London: Indian writer Annie Zaidi was Wednesday announced as the 2019 winner of the USD 1,00,000 ‘Nine Dots Prize’, a prestigious book prize created to award innovative thinking that addresses contemporary issues around the world.
Mumbai-based Zaidi, a freelance writer whose work includes reportage, essays, short stories, poetry and plays, won for her entry ‘Bread, Cement, Cactus’ – combining memoir and reportage to explore concepts of home and belonging rooted in her experience of contemporary life in India.
“What really appealed to me about the Nine Dots Prize was the way it encourages entrants to think without borders or restraints. My work has often crossed over genres, traversing between memoir and journalism, and this timely but wide-open question encouraged us to approach it with methods that were equally far-ranging,” said the 40-year-old winner.
Now in its second cycle, the prize challenged entrants to answer the question ‘Is there still no place like home?’ in a 3,000-word essay. The winner of the ‘Nine Dots Prize’ is supported to develop their response into a full-length book, which is published by Cambridge University Press (CUP), and given the opportunity to spend a term at the Centre for Research in the Arts, Social Sciences and Humanities (CRASSH), Cambridge University.

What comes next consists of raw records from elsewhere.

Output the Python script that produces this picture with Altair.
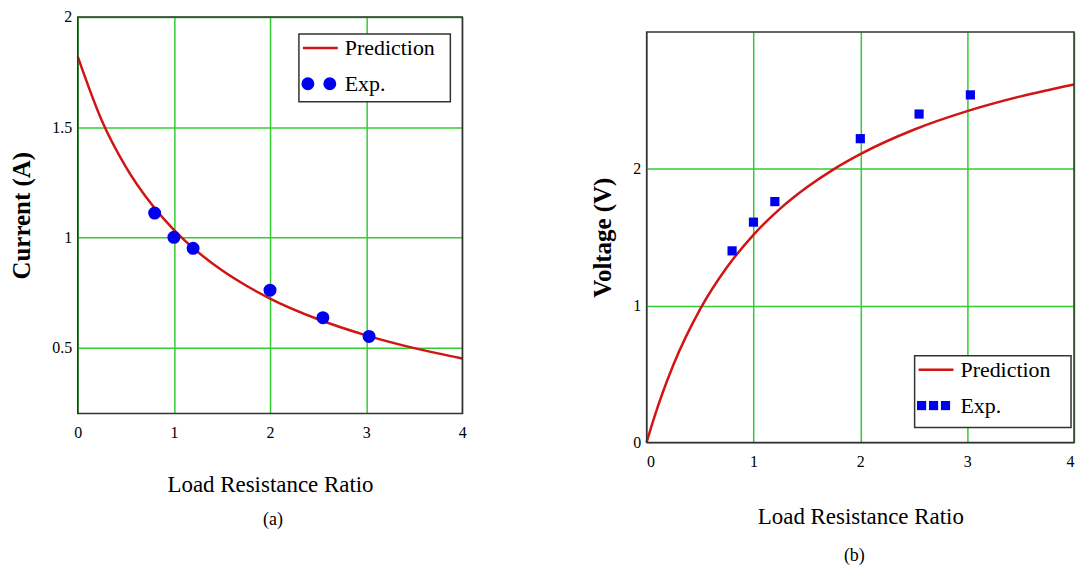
import altair as alt
import pandas as pd

# ---------------- data ----------------
ratio_exp = [0.8, 1.0, 1.2, 2.0, 2.55, 3.03]
current_exp = [1.11, 1.0, 0.95, 0.76, 0.635, 0.55]
voltage_exp = [1.40, 1.61, 1.76, 2.22, 2.40, 2.54]

ratio_curve_a = [0, 0.25, 0.5, 0.75, 1, 1.25, 1.5, 1.75, 2, 2.5, 3, 3.5, 4]
current_pred = [1.82, 1.53, 1.32, 1.16, 1.034, 0.933, 0.85, 0.781, 0.722, 0.628, 0.555, 0.497, 0.45]

ratio_curve_b = [0, 0.05, 0.1, 0.15, 0.25, 0.5, 0.75, 1, 1.25, 1.5, 1.75, 2, 2.5, 3, 3.5, 4]
voltage_pred = [0, 0.13, 0.251, 0.363, 0.566, 0.972, 1.278, 1.517, 1.709, 1.865, 1.996, 2.107,
                2.285, 2.421, 2.529, 2.616]

x_ticks = [0, 1, 2, 3, 4]
current_ticks = [0.5, 1, 1.5, 2]
voltage_ticks = [0, 1, 2]

legend_labels = ["Prediction", "Exp."]
x_title = "Load Resistance Ratio"

# ---------------- styling ----------------
FONT = "Liberation Serif"
RED = "#d11414"
BLUE = "#0000f0"
GREEN = "#33cc33"
FRAME = "#333333"

exp_df = pd.DataFrame({"ratio": ratio_exp, "current": current_exp, "voltage": voltage_exp})
pred_a = pd.DataFrame({"ratio": ratio_curve_a, "current": current_pred})
pred_b = pd.DataFrame({"ratio": ratio_curve_b, "voltage": voltage_pred})
one = pd.DataFrame({"k": [0]})


def x_enc(flush=False, title_pad=34):
    return alt.X("ratio:Q", scale=alt.Scale(domain=[0, 4], nice=False),
                 axis=alt.Axis(values=x_ticks, format="~g", title=x_title,
                               titleFontWeight="normal", titleFontSize=23,
                               labelPadding=11, titlePadding=title_pad, labelFlush=flush,
                               gridColor=GREEN, gridWidth=1.5))


def y_axis(ticks, title):
    return alt.Axis(values=ticks, format="~g", title=title, titleFontWeight="bold",
                    titleFontSize=25, labelPadding=6, titlePadding=17,
                    gridColor=GREEN, gridWidth=1.5)


def frame(w, h):
    return alt.Chart(one).mark_rect(fill=None, stroke=FRAME, strokeWidth=1.5).encode(
        x=alt.value(0), x2=alt.value(w), y=alt.value(0), y2=alt.value(h))


def legend(x0, y0, w, h, symbols, square):
    layers = [
        alt.Chart(one).mark_rect(fill="white", stroke=FRAME, strokeWidth=1.5).encode(
            x=alt.value(x0), x2=alt.value(x0 + w), y=alt.value(y0), y2=alt.value(y0 + h)),
        alt.Chart(one).mark_rule(color=RED, strokeWidth=2.5).encode(
            x=alt.value(x0 + 4), x2=alt.value(x0 + 39), y=alt.value(y0 + 14)),
        alt.Chart(one).mark_text(font=FONT, fontSize=22, align="left", baseline="middle",
                                 text=legend_labels[0], color="black").encode(
            x=alt.value(x0 + 46), y=alt.value(y0 + 14)),
        alt.Chart(one).mark_text(font=FONT, fontSize=22, align="left", baseline="middle",
                                 text=legend_labels[1], color="black").encode(
            x=alt.value(x0 + 46), y=alt.value(y0 + 50)),
    ]
    for sx in symbols:
        if square:
            m = alt.Chart(one).mark_square(color=BLUE, opacity=1, size=85)
        else:
            m = alt.Chart(one).mark_circle(color=BLUE, opacity=1, size=170)
        layers.append(m.encode(x=alt.value(x0 + sx), y=alt.value(y0 + 50)))
    return layers


# ---------------- panel (a) ----------------
WA, HA = 386, 398
line_a = alt.Chart(pred_a).mark_line(color=RED, strokeWidth=2.5, interpolate="monotone").encode(
    x=x_enc(title_pad=33),
    y=alt.Y("current:Q", scale=alt.Scale(domain=[0.2, 2], nice=False),
            axis=y_axis(current_ticks, "Current (A)")))
pts_a = alt.Chart(exp_df).mark_circle(color=BLUE, opacity=1, size=170).encode(
    x="ratio:Q", y="current:Q")
label_a = alt.Chart(one).mark_text(font=FONT, fontSize=18, text="(a)", color="black").encode(
    x=alt.value(WA / 2 + 3), y=alt.value(HA + 107))

panel_a = alt.layer(line_a, pts_a, frame(WA, HA),
                    *legend(222, 17, 152, 68, [9, 31], False), label_a).properties(
    width=WA, height=HA)

# ---------------- panel (b) ----------------
WB, HB = 429, 412
line_b = alt.Chart(pred_b).mark_line(color=RED, strokeWidth=2.5, interpolate="monotone").encode(
    x=x_enc(flush=True, title_pad=36),
    y=alt.Y("voltage:Q", scale=alt.Scale(domain=[0, 3], nice=False),
            axis=y_axis(voltage_ticks, "Voltage (V)")))
pts_b = alt.Chart(exp_df).mark_square(color=BLUE, opacity=1, size=85).encode(
    x="ratio:Q", y="voltage:Q")
label_b = alt.Chart(one).mark_text(font=FONT, fontSize=18, text="(b)", color="black").encode(
    x=alt.value(WB / 2 - 6), y=alt.value(HB + 114))

panel_b = alt.layer(line_b, pts_b, frame(WB, HB),
                    *legend(269, 325, 157, 72, [7, 19, 31], True), label_b).properties(
    width=WB, height=HB)

spacer = alt.Chart(one).mark_point(opacity=0).encode(
    x=alt.value(0), y=alt.value(0)).properties(width=100, height=14)

right = alt.vconcat(spacer, panel_b, spacing=0)

chart = alt.hconcat(panel_a, right, spacing=124).properties(
    padding={"left": 2, "top": 0, "right": 0, "bottom": 0}
).configure_view(stroke=None).configure_axis(
    labelFont=FONT, labelFontSize=16, labelColor="black",
    titleFont=FONT, titleColor="black",
    ticks=False, tickSize=0, domain=False, grid=True, gridOpacity=1
).configure_title(font=FONT)

chart.save("out.html", embed_options={"renderer": "svg", "actions": False})
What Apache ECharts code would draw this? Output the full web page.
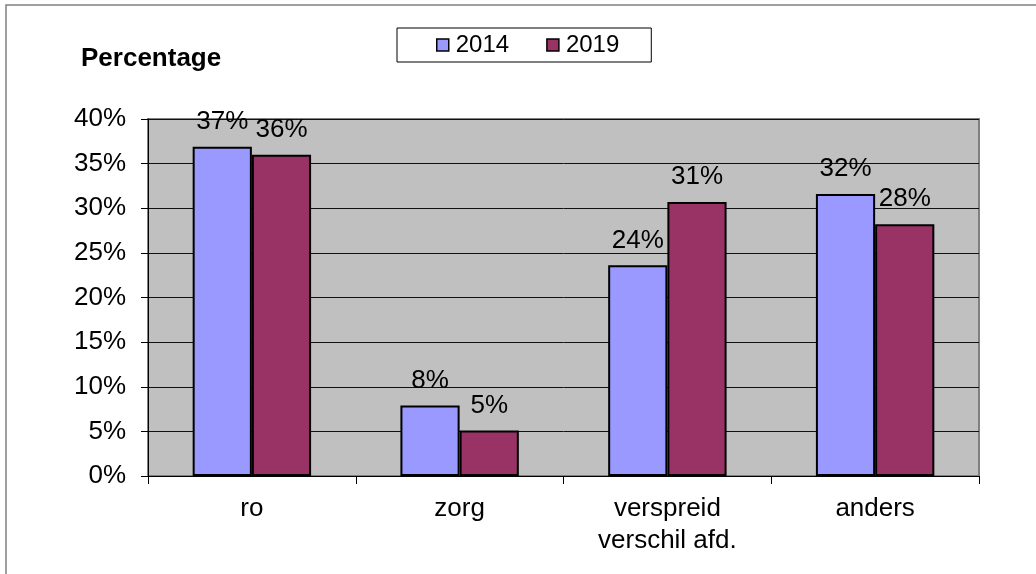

“I had been working towards a similarly themed project for a while but didn’t have the financial, or even mental, bandwidth to do it justice. The Prize will allow me to dedicate time to the examination of this question, which is of critical importance in the modern world – and it will help fund the necessary research trips, which, as a freelancer, is something I appreciate hugely,” said Zaidi, who works on fiction and scripts and columns for magazines and newspapers.
She has published both fiction and non-fiction, including a collection of essays ‘Known Turf: Bantering with Bandits and Other True Tales’, which was shortlisted for the ‘Crossword Book Award’ in 2010, and ‘Love Stories # 1 to 14′ – a collection of short fiction published in 2012.
Her new proposed book, based on her Nine Dots Prize winning essay ‘Bread, Cement, Cactus’, will be published by CUP in May 2020 and will answer the central question through examining how a citizen’s sense of ‘home’ might collapse, or be recovered.
“In Annie Zaidi we have found a powerful and compelling voice with a unique insight into what home means for citizens of the world today. We are very excited to see how Annie’s work will develop over the coming year and hope that it will help further current conversations around the concept of belonging worldwide,” said Professor Simon Goldhill, Professor in Greek Literature and Culture and Fellow of King’s College, Cambridge University, and Chair of the ‘Nine Dots Prize’ board.